The reason for the question is that there seems to be no reason to use a double indirection like "struct **pointer".
To understand the functioning of pointers to structures as arguments of a function I have prepared an example. The aim is to see if the changes made by a function on a structure remain outside the scope of the function, or if they only cause effect inside the function. This is a common problem of passing arguments by value or by reference.
#include <stdio.h>
/* A simple structure is defined to see the effect that the functions
* have on it. */
typedef struct est
{
int val1;
int val2;
} est_t;
/* These three functions simply assign the values val1 and val2 to the
* structure. Each of these functions uses a different way of passing
* the parameter to the function referring to the structure. There are
* more comments below, in the definition of each function. */
void foo(int, int, est_t);
void bar(int, int, est_t*);
void baz(int, int, est_t**);
/* This is a function to print the values of a structure and make the
* code cleaner. It also contains a parameter about a structure! */
void print_est(est_t*);
int main (int argc, char *argv[])
{
est_t a;
foo(10, 11, a);
print_est(&a);
bar(20, 21, &a);
print_est(&a);
est_t *p = &a;
baz(30, 31, &p);
print_est(&a);
return 0;
}
void foo(int v1, int v2, est_t ve)
{
/* In this case the structure is "directly put" into the function.

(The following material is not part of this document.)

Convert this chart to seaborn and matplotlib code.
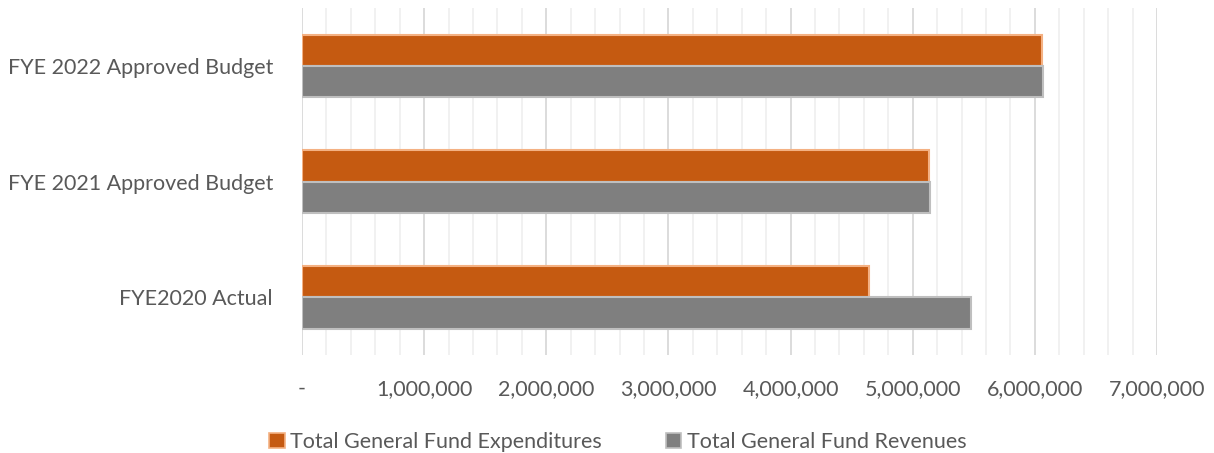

* As the structure already is inside the function, the values of each
* element are assigned with the ". " */
ve.val1 = v1;
ve.val2 = v2;
/* With these printf you can see what is happening within the
* function. */
printf("[foo] val1 = %d\n", ve.val1);
printf("[foo] val2 = %d\n", ve.val2);
}
void bar(int v1, int v2, est_t *ve)
{
/* In this case the structure is passed into the function using a
* pointer. */
ve->val1 = v1;
ve->val2 = v2;
printf("\n[bar] val1 = %d\n", ve->val1);
printf("[bar] val2 = %d\n", ve->val2);
}
void baz(int v1, int v2, est_t **pp)
{
/* In this case the structure is passed into the function using a
* pointer to a pointer to a struct. */
(*pp)->val1 = v1;
(*pp)->val2 = v2;
printf("\n[baz] val1 = %d\n", (*pp)->val1);
printf("[baz] val2 = %d\n", (*pp)->val2);
}
void print_est(est_t *addr)
{
printf("[main] val1 = %d\n", addr->val1);
printf("[main] val2 = %d\n", addr->val2);
}
And this is the output when you run the program.
foo(10, 11, a);
[foo] val1 = 10
[foo] val2 = 11
[main] val1 = -1238356256
[main] val2 = 32764
You can see that the values that were assigned within the function, are not kept outside
And let's see the output for bar and baz.
bar(20, 21, &a);
[bar] val1 = 20
[bar] val2 = 21
[main] val1 = 20
[main] val2 = 21
est_t *p = &a;
baz(30, 31, &p);
[baz] val1 = 30
[baz] val2 = 31
[main] val1 = 30
[main] val2 = 31
It seems that they do the same. I mean in both cases the values are kept outside the function.
Foo and bar are typical cases of by-value and by-reference, and even if the changes are not intended to be permanent, the idea of passing a structure by-reference can be interesting from the point of view of saving resources. See advantage of passing pointer to a struct as argument?
But as bar and baz do the same ¿is there any reason to use a double pointer to pass arguments to a function?
is there any reason to use a double pointer to pass arguments to a function
Yes. You use a pointer whenever you want to change the argument you're passing. So if you want to change a pointer, then you need a pointer to pointer.
Simple example:
void foo(struct bar **ptr)
{
*ptr = malloc(10 * sizeof **ptr);
for(int i=0; i<10; i++)
(**ptr)->x = i;
}